I would appreciate any input or advice on anything that needs to be changed.

"________ I love you, we need to talk about our marriage because I'm hurting inside, and I don't feel happy with where we're at. I'm upset we hardly kiss, or have any romance or intimacy. 

Sometimes I think you've changed so much from the man I fell in love with, and it causes a lot of pain.
We need to understand this so we can be happier together, and so I can be a better, happier wife.
I'm upset that we've talked about this before, so many times, and you don't seem to take it seriously. It makes me feel like you don't care enough to try to work on our relationship. I only say this because I love you and I want our marriage to be a happy one. 
We need to fix this before the frustration replaces the memories of why I loved you and this marriage becomes toxic.

No happy marriage exists without effort from both sides. If we cant work this out together, then we need to go to counseling. I'm not going to let things get to the point where we're miserable. That's not what I want for our marriage or our lives."


----------



## Chris Taylor (Jul 22, 2010)

Help,

I assume you have tried talking to him in the past and it hasn't worked. I would suggest going to a marriage counselor. If he doesn't want to go, go alone.
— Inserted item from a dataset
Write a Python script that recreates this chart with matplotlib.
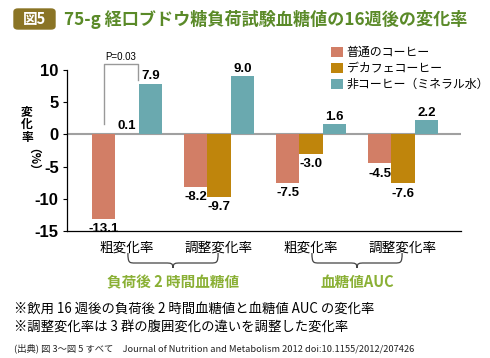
import numpy as np
import matplotlib
matplotlib.use("Agg")
from matplotlib import pyplot as plt
from matplotlib.path import Path
from matplotlib.patches import PathPatch, FancyBboxPatch
import matplotlib.transforms as mtransforms

plt.rcParams['font.family'] = ['Noto Sans CJK JP', 'DejaVu Sans']

# data
groups = ['粗変化率', '調整変化率', '粗変化率', '調整変化率']
series = ['普通のコーヒー', 'デカフェコーヒー', '非コーヒー（ミネラル水）']
regular = [-13.1, -8.2, -7.5, -4.5]
decaf = [0.1, -9.7, -3.0, -7.6]
water = [7.9, 9.0, 1.6, 2.2]
labels = [['-13.1', '-8.2', '-7.5', '-4.5'],
          ['0.1', '-9.7', '-3.0', '-7.6'],
          ['7.9', '9.0', '1.6', '2.2']]
colors = ['#D27E66', '#BF850C', '#6AA9AF']
yticks = [-15, -10, -5, 0, 5, 10]
outer = ['負荷後 2 時間血糖値', '血糖値AUC']

W, H = 490, 358
fig = plt.figure(figsize=(W / 100, H / 100), dpi=100)


def px(x, y):
    return x / W, 1 - y / H


ax = fig.add_axes([67 / W, (H - 231) / H, (461 - 67) / W, (231 - 70) / H])
num_font = ['Liberation Sans Narrow', 'Liberation Sans', 'DejaVu Sans']

x = np.arange(len(groups))
w = 0.255
for k, (vals, c) in enumerate(zip([regular, decaf, water], colors)):
    bars = ax.bar(x + (k - 1) * w, vals, w, color=c, label=series[k], zorder=3)
    for b, v, t in zip(bars, vals, labels[k]):
        cx = b.get_x() + b.get_width() / 2
        if v >= 0:
            ax.annotate(t, (cx, v), xytext=(0, 1), textcoords='offset points',
                        ha='center', va='bottom', fontsize=9.5, fontweight='bold',
                        family=num_font, annotation_clip=False)
        else:
            ax.annotate(t, (cx, v), xytext=(0, -3), textcoords='offset points',
                        ha='center', va='top', fontsize=9.5, fontweight='bold',
                        family=num_font, annotation_clip=False)

ax.axhline(0, color='#A0A0A0', lw=1.5, zorder=2)
ax.set_xlim(-0.652, 3.63)
ax.set_ylim(-15, 10)
ax.set_yticks(yticks)
ax.set_yticklabels([str(t) for t in yticks], family=num_font, fontsize=12, fontweight='bold')
ax.set_xticks(x)
ax.set_xticklabels(groups, fontsize=9.8)
ax.tick_params(axis='x', length=0, pad=7)
ax.tick_params(axis='y', length=3, width=0.8, pad=3)
for s in ['top', 'right']:
    ax.spines[s].set_visible(False)
for s in ['left', 'bottom']:
    ax.spines[s].set_linewidth(0.9)

# p-value bracket
bx0, bx1 = -w, 0.12
ax.plot([bx0, bx0, bx1, bx1], [1.55, 11.0, 11.0, 8.5], color='#999999', lw=1.0, clip_on=False)
ax.text((bx0 + bx1) / 2, 11.3, 'P=0.03', ha='center', va='bottom', fontsize=7,
        family=num_font, clip_on=False)

# legend
ax.legend(loc='upper left', bbox_to_anchor=px(331, 46), bbox_transform=fig.transFigure,
          frameon=False, fontsize=8.6, handlelength=1.0, handleheight=1.0,
          handletextpad=0.3, labelspacing=0.25, borderpad=0, borderaxespad=0)

# y label, stacked
for ch, yy in zip('変化率', [112, 124, 137]):
    fig.text(*px(27, yy), ch, ha='center', va='center', fontsize=8.5, fontweight='bold')
fig.text(*px(27, 165), '（%）', ha='center', va='center', fontsize=8.5, fontweight='bold',
         rotation=-90)

# braces below the tick labels
trans = mtransforms.blended_transform_factory(ax.transData, fig.transFigure)


def brace(xa, xb, y0, y1, y2):
    xm = (xa + xb) / 2
    d = 0.08
    verts = [(xa, y0), (xa, y1), (xa + d * 0.2, y1), (xa + d, y1),
             (xm - d, y1), (xm - d * 0.3, y1), (xm, y1), (xm, y2),
             (xm, y1), (xm + d * 0.3, y1), (xm + d, y1),
             (xb - d, y1), (xb - d * 0.2, y1), (xb, y1), (xb, y0)]
    codes = [Path.MOVETO, Path.CURVE4, Path.CURVE4, Path.CURVE4,
             Path.LINETO, Path.CURVE4, Path.CURVE4, Path.CURVE4,
             Path.CURVE4, Path.CURVE4, Path.CURVE4,
             Path.LINETO, Path.CURVE4, Path.CURVE4, Path.CURVE4]
    fig.patches.append(PathPatch(Path(verts, codes), transform=trans, fill=False,
                                 lw=0.9, color='#444444'))


for i in range(2):
    xa, xb = x[2 * i] + 0.01, x[2 * i + 1] - 0.01
    brace(xa, xb, 1 - 253 / H, 1 - 263 / H, 1 - 268 / H)
    ax.text((xa + xb) / 2, 1 - 282 / H, outer[i], transform=trans,
            ha='center', va='center', fontsize=10.5, fontweight='bold', color='#8AB035')

# title
fig.patches.append(FancyBboxPatch(px(14, 29), 41 / W, 20 / H,
                                  boxstyle='round,pad=0,rounding_size=0.008',
                                  transform=fig.transFigure, color='#8A7425'))
fig.text(*px(34.5, 19), '図5', ha='center', va='center', fontsize=10.5,
         fontweight='bold', color='white')
fig.text(*px(64, 19), '75-g 経口ブドウ糖負荷試験血糖値の16週後の変化率',
         ha='left', va='center', fontsize=12.3, fontweight='bold', color='#5A8A28')

# notes
fig.text(*px(14, 309), '※飲用 16 週後の負荷後 2 時間血糖値と血糖値 AUC の変化率',
         ha='left', va='center', fontsize=9.6)
fig.text(*px(14, 327), '※調整変化率は 3 群の腹囲変化の違いを調整した変化率',
         ha='left', va='center', fontsize=9.6)
fig.text(*px(14, 348), '(出典) 図 3～図 5 すべて　Journal of Nutrition and Metabolism 2012 doi:10.1155/2012/207426',
         ha='left', va='center', fontsize=6.7, color='#222222')

fig.savefig('out.png', dpi=100)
It will show him how serious you are.

The counselor will give you (a) the ability to live with the situation, (b) help in changing the situation for the better or (c) help in moving forward without him.

Remember, however, that there are usually two sides to the marriage problem and you need to be prepared to face the fact that YOU may have changed or at some time YOU failed to provide the romance and intimacy and he's reacting to that.

Unfortunately if he doesn't join you in the counseling, you can only work on half the problem.


----------